Wenn Karl Paryla inszeniert, erwartet man normalerweise eine sozialkritische, eine politische Studie aus einem linken Blickwinkel heraus. Vermutlich hatte der eigenwillige Künstler mit Raimunds „Diamant des Geisterkönigs“ ähnliches vorgehabt, — zu merken war bei der Aufführung jedenfalls nichts oder fast nichts davon. Sonderlich ergiebig ist das Zauberspiel ja auch wirklich nicht, und so blieb es denn bei der stark akzentuierten Karikatur einer faulenzenden Obrigkeit (der Geisterkönig Longimanus), dessen Hofwesen Karl Paryla mit lauter bobbyhaften Lemuren bevölkerte.
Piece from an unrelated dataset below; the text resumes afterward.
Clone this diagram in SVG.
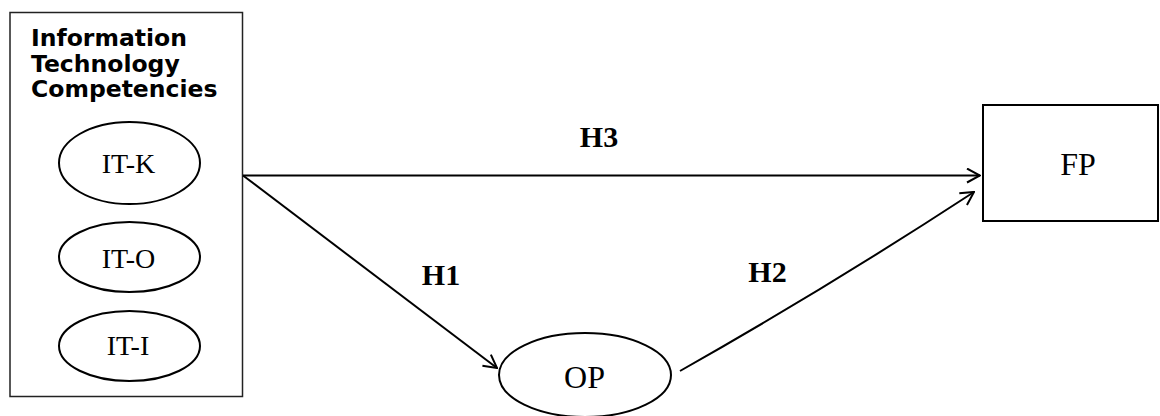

Was sonst noch geplant war, wurde nicht ersichtlich; es schien des öfteren, als ob der Regisseur eine Karikatur Raimunds versucht hätte und dann doch auf halbem Wege steckengeblieben war. Immerhin: sieht man von einem zähen, langsam sich vortastenden ersten Akt ab, so gab es an diesem Abend viel Spaßiges, Verfremdetes und Abstruses zu sehen und zu hören — Einfälle, die ihresgleichen suchten, wie etwa ein radschlagender Mozart-Tenor als Herold eines bösen Scheichs, und andere wiederum, deren Qualität nicht ganz goutierbar war, weil sie eben nicht über die Rampe kamen. Ein Teil der Schauspieler war mit Parylas ausgefallenen aber oft köstlichen Ideen überfordert, selbst der ansonsten sehr brave Stephan Paryla, des Meisters Sohn, in der Raimund-Rolle des Florian Waschblau. Insgesamt war's aber doch ein recht amüsantes Raimund-Bilderbuch, in dem das Blättern sich lohnte: gab es doch ein Show-Stück Wiener Vorstadttheaters zu sehen mit allen Ingredienzien, die die Gattung zu bieten hat und die den Bühnenbildner Wolfram Skalicki zu ganz außerordentlichen Zaubereien (im wörtlichen Sinne) inspirierten

Als beklagenswert harmloser Klamauk erwies sich „Der .nackte' Hamlet“ des Amerikaners Joseph Papp, der im Grazer Schauspielhaus zu sehen war. Daß es nicht Motiv, sondern nur mehr Vorwand des Autors sein konnte, Shakespeare dem Publikum näherbringen zu wollen, zeigte allein schon die Brettl-Manier, in der ausgerechnet die Schlegel-Übersetzung des Originaltextes Stück für Stück und Satz für Satz zerlegt und parodiert wurde. Zu allem Überdruß setzte der Regisseur Fritz Zecha dem Ulk noch ein zusammengesammeltes Repertoire an Dancing- und Show-Effekten auf, deren Palette vom immer häufiger mißbrauchten Stroboskop bis zum Strip-tease der Ophelia reichte. Trotz manch guter schauspielerischer Leistungen (besonders von Heribert Sasse als Hamlet) zeigte diese Aufführung, daß ein Sammelsurium unmotivierter Regiegags einfach nicht attraktiv genug sein kann, denkende Jugend fürs Theater zu gewinnen, auch wenn es noch so krampfhaft versucht, sich „in“ zu geben.